1,152 'Period Huts' have been destroyed in Nepal Achham district
Community members acted fast after a young woman died in December.
A community police-led partnership program has destroyed as many as 1,152 deadly period huts since December 2019 to help end the practice, the Himalayan Times reported Tuesday.
In the process, supporters of the initiatives also worked to educate communities about the laws prohibiting "chhaupadi," a long-standing, outlawed tradition in western Nepal that orders women and girls to sleep in dangerous outdoor huts while they’re menstruating.
A high-profile period hut-related death in December sparked outrage and prompted urgent action against chhaupadi. Parbati Buda Rawat, 21, suffocated to death after she spent three days in a period hut and tried to light a fire to keep warm in freezing temperatures.
Police arrested Rawat’s brother-in-law after finding her — the first arrest related to a period hut death — to see if he was responsible for banishing her to the hut. The Nepalese government started offering women cash rewards to reject chhaupadi in response to Rawat’s death.

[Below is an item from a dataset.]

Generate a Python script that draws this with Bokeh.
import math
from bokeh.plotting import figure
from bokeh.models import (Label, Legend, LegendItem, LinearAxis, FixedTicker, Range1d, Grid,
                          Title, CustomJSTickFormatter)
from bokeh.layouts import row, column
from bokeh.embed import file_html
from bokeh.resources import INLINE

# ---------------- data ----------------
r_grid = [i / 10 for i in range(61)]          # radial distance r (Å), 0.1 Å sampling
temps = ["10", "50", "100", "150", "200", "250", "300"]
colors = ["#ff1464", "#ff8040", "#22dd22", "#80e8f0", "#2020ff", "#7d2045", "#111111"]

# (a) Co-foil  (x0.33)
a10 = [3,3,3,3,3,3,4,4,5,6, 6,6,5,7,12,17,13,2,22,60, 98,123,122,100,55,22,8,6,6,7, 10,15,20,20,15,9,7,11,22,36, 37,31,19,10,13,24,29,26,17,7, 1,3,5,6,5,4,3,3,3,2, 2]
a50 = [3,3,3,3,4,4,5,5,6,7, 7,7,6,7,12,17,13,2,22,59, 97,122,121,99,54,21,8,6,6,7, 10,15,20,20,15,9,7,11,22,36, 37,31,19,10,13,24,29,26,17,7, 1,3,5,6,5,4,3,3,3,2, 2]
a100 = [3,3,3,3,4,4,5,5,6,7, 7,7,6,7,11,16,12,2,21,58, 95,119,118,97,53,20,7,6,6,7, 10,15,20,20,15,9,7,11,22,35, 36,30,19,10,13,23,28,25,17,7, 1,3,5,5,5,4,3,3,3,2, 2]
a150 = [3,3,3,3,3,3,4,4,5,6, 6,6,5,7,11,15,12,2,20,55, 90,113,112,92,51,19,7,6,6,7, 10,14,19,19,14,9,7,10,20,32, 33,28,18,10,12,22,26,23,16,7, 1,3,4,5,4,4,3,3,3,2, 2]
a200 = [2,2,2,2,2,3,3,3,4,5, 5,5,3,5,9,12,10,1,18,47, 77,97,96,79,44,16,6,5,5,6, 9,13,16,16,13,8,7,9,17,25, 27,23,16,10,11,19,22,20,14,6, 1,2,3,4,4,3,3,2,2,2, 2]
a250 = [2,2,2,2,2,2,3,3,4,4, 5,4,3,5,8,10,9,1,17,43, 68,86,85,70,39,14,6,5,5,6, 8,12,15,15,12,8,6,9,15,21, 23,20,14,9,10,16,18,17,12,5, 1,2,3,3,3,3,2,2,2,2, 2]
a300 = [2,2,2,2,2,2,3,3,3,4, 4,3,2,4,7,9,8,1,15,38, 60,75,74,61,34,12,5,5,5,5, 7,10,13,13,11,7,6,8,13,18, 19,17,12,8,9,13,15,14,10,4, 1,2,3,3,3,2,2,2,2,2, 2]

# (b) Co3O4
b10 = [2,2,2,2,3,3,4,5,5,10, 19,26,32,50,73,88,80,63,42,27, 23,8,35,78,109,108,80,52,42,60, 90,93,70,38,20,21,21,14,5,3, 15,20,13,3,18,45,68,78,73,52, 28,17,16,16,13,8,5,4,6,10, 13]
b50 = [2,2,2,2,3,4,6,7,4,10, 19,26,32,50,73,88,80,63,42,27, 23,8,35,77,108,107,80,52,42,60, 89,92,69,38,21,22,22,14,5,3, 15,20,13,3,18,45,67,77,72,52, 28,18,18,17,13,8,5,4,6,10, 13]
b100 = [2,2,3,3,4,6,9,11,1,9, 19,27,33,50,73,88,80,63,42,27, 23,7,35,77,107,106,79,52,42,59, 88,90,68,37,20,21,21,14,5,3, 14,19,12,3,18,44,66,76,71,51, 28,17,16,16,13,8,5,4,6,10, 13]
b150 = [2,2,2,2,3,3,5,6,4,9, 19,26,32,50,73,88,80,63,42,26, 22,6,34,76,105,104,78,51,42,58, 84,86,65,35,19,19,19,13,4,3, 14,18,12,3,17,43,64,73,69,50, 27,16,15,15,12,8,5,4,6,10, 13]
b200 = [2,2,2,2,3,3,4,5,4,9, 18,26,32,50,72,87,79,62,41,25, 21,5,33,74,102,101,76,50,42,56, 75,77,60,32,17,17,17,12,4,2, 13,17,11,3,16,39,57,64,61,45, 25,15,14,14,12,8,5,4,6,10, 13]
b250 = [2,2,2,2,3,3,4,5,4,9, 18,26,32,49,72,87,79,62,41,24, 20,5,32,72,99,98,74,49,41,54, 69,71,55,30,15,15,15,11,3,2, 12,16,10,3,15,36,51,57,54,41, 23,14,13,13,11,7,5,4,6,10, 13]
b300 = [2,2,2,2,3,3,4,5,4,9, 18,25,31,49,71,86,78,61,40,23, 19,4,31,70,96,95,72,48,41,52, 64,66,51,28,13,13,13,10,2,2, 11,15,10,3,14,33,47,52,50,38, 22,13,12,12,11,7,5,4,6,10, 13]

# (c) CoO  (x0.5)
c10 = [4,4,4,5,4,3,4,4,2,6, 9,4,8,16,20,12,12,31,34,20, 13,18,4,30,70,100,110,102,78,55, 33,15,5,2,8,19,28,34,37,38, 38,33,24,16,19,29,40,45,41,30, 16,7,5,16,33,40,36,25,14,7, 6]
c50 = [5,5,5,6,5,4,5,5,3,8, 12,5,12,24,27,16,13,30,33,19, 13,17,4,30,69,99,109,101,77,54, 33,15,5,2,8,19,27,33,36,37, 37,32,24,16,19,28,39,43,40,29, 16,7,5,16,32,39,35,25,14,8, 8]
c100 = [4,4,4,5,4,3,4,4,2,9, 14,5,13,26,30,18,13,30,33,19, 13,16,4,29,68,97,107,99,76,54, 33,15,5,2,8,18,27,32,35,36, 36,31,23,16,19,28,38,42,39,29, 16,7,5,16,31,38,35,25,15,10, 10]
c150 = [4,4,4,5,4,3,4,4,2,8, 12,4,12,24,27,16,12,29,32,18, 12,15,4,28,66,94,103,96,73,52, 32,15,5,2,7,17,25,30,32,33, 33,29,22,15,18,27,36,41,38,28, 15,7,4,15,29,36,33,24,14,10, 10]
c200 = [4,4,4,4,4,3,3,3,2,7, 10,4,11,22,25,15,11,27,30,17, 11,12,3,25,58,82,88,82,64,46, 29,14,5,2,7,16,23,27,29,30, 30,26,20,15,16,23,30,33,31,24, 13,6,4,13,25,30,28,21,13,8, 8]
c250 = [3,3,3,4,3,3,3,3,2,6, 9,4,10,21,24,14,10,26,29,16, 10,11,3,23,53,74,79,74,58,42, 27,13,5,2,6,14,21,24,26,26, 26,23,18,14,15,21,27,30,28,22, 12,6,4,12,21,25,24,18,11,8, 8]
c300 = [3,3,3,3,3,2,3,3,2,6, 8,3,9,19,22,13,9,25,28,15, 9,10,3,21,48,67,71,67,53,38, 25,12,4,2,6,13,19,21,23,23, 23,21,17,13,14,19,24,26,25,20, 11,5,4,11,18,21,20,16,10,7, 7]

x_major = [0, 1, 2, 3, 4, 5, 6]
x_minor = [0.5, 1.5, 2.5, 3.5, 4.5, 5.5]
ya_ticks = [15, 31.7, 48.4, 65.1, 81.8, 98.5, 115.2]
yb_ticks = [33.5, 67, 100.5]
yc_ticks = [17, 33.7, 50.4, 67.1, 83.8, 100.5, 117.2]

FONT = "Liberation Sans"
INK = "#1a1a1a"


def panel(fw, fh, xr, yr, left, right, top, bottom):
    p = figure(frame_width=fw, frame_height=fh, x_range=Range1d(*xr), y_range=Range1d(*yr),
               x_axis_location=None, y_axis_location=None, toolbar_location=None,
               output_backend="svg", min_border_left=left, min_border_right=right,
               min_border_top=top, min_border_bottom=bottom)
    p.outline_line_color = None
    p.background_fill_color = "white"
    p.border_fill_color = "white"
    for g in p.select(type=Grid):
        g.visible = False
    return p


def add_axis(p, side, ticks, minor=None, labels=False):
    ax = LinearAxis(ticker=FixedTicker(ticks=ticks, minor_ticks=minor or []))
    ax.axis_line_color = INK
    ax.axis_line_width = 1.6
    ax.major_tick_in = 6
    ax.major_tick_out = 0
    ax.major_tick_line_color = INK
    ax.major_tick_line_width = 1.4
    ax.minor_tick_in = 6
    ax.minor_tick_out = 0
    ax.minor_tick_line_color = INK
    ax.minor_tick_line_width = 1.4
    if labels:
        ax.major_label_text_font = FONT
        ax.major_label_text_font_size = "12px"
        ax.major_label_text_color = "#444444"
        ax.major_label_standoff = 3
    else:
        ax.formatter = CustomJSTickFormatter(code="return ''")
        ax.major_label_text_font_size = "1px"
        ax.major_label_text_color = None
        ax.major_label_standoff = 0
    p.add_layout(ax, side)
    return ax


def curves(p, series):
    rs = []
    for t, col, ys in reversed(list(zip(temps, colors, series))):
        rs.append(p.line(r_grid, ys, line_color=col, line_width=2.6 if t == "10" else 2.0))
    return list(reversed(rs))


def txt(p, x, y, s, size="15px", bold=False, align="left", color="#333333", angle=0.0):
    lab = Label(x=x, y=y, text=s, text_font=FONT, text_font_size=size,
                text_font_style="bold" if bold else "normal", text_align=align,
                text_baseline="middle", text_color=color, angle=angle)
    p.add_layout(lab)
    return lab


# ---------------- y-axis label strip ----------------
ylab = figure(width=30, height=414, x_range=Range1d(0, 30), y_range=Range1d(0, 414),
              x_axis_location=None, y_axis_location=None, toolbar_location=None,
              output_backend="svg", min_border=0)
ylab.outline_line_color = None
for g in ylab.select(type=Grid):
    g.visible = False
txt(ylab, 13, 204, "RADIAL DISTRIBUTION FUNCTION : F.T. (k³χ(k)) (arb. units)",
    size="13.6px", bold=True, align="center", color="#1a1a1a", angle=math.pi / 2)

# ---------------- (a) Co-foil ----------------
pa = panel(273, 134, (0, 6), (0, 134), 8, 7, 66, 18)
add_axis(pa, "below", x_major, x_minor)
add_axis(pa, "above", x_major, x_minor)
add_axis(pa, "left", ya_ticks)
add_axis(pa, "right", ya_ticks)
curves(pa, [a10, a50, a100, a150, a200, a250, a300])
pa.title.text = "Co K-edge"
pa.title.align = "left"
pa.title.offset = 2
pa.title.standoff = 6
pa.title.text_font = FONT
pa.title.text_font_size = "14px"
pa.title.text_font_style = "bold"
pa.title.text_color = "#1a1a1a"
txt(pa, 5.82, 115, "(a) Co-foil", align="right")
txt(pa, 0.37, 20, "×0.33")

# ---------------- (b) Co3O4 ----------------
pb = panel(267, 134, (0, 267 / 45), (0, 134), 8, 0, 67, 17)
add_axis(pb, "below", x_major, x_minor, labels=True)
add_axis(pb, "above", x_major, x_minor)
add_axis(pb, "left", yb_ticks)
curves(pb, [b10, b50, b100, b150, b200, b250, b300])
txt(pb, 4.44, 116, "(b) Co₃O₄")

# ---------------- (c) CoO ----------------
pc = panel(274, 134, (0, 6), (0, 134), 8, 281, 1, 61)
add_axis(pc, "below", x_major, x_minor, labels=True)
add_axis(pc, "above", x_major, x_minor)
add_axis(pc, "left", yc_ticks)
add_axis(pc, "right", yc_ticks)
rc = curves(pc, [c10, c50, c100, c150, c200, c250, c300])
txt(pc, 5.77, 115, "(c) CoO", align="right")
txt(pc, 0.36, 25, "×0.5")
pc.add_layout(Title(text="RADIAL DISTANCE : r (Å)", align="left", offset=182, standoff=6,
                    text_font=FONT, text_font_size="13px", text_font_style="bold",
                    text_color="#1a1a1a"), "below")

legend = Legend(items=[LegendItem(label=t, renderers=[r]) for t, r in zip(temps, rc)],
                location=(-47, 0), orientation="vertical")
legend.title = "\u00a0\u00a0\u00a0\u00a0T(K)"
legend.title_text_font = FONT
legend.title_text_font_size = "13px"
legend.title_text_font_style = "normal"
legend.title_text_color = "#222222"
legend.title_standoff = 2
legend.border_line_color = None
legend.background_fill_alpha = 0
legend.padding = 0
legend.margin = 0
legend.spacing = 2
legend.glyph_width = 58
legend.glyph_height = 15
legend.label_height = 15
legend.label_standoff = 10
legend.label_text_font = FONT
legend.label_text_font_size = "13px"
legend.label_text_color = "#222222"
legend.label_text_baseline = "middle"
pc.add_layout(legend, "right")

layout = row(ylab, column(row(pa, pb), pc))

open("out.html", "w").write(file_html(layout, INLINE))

Nepal’s Supreme Court first criminalized chhaupadi in 2005, but the law did not stop the tradition. The process then became punishable with up to three months in prison and a 3,000 rupee ($26) fine in 2017. Despite the ban, many Nepalese families continue to take the chance out of fear that people who menstruate are impure and bad luck.
When people who menstruate are isolated and ostracized because of the natural process, they are at risk of developing negative feelings about their bodies, experiencing psychosocial stress, and not practicing safe menstrual hygiene.
Women from a range of socioeconomic backgrounds in different areas practice chhaupadi. Nearly 8 out of 10 girls in western Nepal sleep in period huts when they are menstruating. Over the past decade, 14 women in Achham district and three in the Bajura district died in period huts, according to the Himalayan Times. Suffocation, snakebites, and fire caused most of the deaths.
To stop chhaupadi for good, experts recommend not only focusing on the negative effects on women’s health, but also using activism and education to tackle the social issues and cultural taboos at play.